Data section.

== == ==

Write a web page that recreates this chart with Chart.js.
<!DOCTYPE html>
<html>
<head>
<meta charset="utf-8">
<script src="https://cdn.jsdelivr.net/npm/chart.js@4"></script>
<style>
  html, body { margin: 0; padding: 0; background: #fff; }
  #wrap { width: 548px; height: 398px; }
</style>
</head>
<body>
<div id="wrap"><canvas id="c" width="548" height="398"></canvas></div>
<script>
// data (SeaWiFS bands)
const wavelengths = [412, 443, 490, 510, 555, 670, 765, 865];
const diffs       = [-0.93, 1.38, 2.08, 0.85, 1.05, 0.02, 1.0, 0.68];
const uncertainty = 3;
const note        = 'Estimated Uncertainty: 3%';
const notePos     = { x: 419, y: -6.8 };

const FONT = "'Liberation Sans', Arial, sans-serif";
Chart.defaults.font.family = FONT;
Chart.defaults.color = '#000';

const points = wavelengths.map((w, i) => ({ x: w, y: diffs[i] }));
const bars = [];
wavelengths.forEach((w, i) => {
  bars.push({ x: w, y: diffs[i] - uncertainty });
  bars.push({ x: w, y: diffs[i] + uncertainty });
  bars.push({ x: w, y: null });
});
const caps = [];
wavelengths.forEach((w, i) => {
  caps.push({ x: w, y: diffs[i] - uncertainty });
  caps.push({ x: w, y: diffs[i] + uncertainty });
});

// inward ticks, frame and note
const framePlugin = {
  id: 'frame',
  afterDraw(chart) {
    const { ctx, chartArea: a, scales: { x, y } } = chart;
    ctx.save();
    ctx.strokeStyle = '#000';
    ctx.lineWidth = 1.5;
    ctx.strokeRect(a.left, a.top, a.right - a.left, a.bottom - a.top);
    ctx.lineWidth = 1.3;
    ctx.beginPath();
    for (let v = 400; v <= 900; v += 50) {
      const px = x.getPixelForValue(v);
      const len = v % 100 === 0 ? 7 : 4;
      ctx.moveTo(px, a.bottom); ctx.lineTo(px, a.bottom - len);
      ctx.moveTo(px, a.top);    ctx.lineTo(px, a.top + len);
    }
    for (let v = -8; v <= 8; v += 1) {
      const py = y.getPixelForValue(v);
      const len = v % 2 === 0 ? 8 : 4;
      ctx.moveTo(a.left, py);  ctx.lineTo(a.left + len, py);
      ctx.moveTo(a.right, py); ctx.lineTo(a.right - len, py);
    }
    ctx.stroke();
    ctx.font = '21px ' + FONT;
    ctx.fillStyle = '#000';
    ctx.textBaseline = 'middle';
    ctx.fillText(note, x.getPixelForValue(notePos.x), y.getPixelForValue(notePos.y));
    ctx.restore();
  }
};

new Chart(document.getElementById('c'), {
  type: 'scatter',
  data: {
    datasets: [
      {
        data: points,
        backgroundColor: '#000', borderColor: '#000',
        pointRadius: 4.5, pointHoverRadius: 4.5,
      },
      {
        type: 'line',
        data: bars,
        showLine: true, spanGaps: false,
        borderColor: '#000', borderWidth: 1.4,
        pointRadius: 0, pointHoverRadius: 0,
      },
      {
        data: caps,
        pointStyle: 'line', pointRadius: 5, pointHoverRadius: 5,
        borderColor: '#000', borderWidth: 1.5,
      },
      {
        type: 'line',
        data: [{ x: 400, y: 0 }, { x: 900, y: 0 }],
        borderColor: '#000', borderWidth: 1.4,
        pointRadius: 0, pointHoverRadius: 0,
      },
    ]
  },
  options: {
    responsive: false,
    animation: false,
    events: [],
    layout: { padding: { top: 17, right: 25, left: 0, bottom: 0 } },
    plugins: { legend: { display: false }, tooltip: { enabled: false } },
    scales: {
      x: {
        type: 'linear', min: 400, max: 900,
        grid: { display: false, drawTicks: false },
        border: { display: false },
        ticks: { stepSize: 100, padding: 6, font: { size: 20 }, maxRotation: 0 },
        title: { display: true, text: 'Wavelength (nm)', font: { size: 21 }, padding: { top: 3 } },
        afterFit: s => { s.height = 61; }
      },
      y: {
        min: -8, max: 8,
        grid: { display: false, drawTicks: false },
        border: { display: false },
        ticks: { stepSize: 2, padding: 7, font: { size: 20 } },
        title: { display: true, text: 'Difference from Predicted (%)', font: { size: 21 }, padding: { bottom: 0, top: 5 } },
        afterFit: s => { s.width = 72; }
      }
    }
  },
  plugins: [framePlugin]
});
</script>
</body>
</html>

== == ==

Faithfully transcribe the whole of the data.

Write a web page that recreates this chart with Chart.js.
<!DOCTYPE html>
<html>
<head>
<meta charset="utf-8">
<script src="https://cdn.jsdelivr.net/npm/chart.js@4"></script>
<style>
  html, body { margin: 0; padding: 0; background: #fff; }
  #wrap { width: 548px; height: 398px; }
</style>
</head>
<body>
<div id="wrap"><canvas id="c" width="548" height="398"></canvas></div>
<script>
// data (SeaWiFS bands)
const wavelengths = [412, 443, 490, 510, 555, 670, 765, 865];
const diffs       = [-0.93, 1.38, 2.08, 0.85, 1.05, 0.02, 1.0, 0.68];
const uncertainty = 3;
const note        = 'Estimated Uncertainty: 3%';
const notePos     = { x: 419, y: -6.8 };

const FONT = "'Liberation Sans', Arial, sans-serif";
Chart.defaults.font.family = FONT;
Chart.defaults.color = '#000';

const points = wavelengths.map((w, i) => ({ x: w, y: diffs[i] }));
const bars = [];
wavelengths.forEach((w, i) => {
  bars.push({ x: w, y: diffs[i] - uncertainty });
  bars.push({ x: w, y: diffs[i] + uncertainty });
  bars.push({ x: w, y: null });
});
const caps = [];
wavelengths.forEach((w, i) => {
  caps.push({ x: w, y: diffs[i] - uncertainty });
  caps.push({ x: w, y: diffs[i] + uncertainty });
});

// inward ticks, frame and note
const framePlugin = {
  id: 'frame',
  afterDraw(chart) {
    const { ctx, chartArea: a, scales: { x, y } } = chart;
    ctx.save();
    ctx.strokeStyle = '#000';
    ctx.lineWidth = 1.5;
    ctx.strokeRect(a.left, a.top, a.right - a.left, a.bottom - a.top);
    ctx.lineWidth = 1.3;
    ctx.beginPath();
    for (let v = 400; v <= 900; v += 50) {
      const px = x.getPixelForValue(v);
      const len = v % 100 === 0 ? 7 : 4;
      ctx.moveTo(px, a.bottom); ctx.lineTo(px, a.bottom - len);
      ctx.moveTo(px, a.top);    ctx.lineTo(px, a.top + len);
    }
    for (let v = -8; v <= 8; v += 1) {
      const py = y.getPixelForValue(v);
      const len = v % 2 === 0 ? 8 : 4;
      ctx.moveTo(a.left, py);  ctx.lineTo(a.left + len, py);
      ctx.moveTo(a.right, py); ctx.lineTo(a.right - len, py);
    }
    ctx.stroke();
    ctx.font = '21px ' + FONT;
    ctx.fillStyle = '#000';
    ctx.textBaseline = 'middle';
    ctx.fillText(note, x.getPixelForValue(notePos.x), y.getPixelForValue(notePos.y));
    ctx.restore();
  }
};

new Chart(document.getElementById('c'), {
  type: 'scatter',
  data: {
    datasets: [
      {
        data: points,
        backgroundColor: '#000', borderColor: '#000',
        pointRadius: 4.5, pointHoverRadius: 4.5,
      },
      {
        type: 'line',
        data: bars,
        showLine: true, spanGaps: false,
        borderColor: '#000', borderWidth: 1.4,
        pointRadius: 0, pointHoverRadius: 0,
      },
      {
        data: caps,
        pointStyle: 'line', pointRadius: 5, pointHoverRadius: 5,
        borderColor: '#000', borderWidth: 1.5,
      },
      {
        type: 'line',
        data: [{ x: 400, y: 0 }, { x: 900, y: 0 }],
        borderColor: '#000', borderWidth: 1.4,
        pointRadius: 0, pointHoverRadius: 0,
      },
    ]
  },
  options: {
    responsive: false,
    animation: false,
    events: [],
    layout: { padding: { top: 17, right: 25, left: 0, bottom: 0 } },
    plugins: { legend: { display: false }, tooltip: { enabled: false } },
    scales: {
      x: {
        type: 'linear', min: 400, max: 900,
        grid: { display: false, drawTicks: false },
        border: { display: false },
        ticks: { stepSize: 100, padding: 6, font: { size: 20 }, maxRotation: 0 },
        title: { display: true, text: 'Wavelength (nm)', font: { size: 21 }, padding: { top: 3 } },
        afterFit: s => { s.height = 61; }
      },
      y: {
        min: -8, max: 8,
        grid: { display: false, drawTicks: false },
        border: { display: false },
        ticks: { stepSize: 2, padding: 7, font: { size: 20 } },
        title: { display: true, text: 'Difference from Predicted (%)', font: { size: 21 }, padding: { bottom: 0, top: 5 } },
        afterFit: s => { s.width = 72; }
      }
    }
  },
  plugins: [framePlugin]
});
</script>
</body>
</html>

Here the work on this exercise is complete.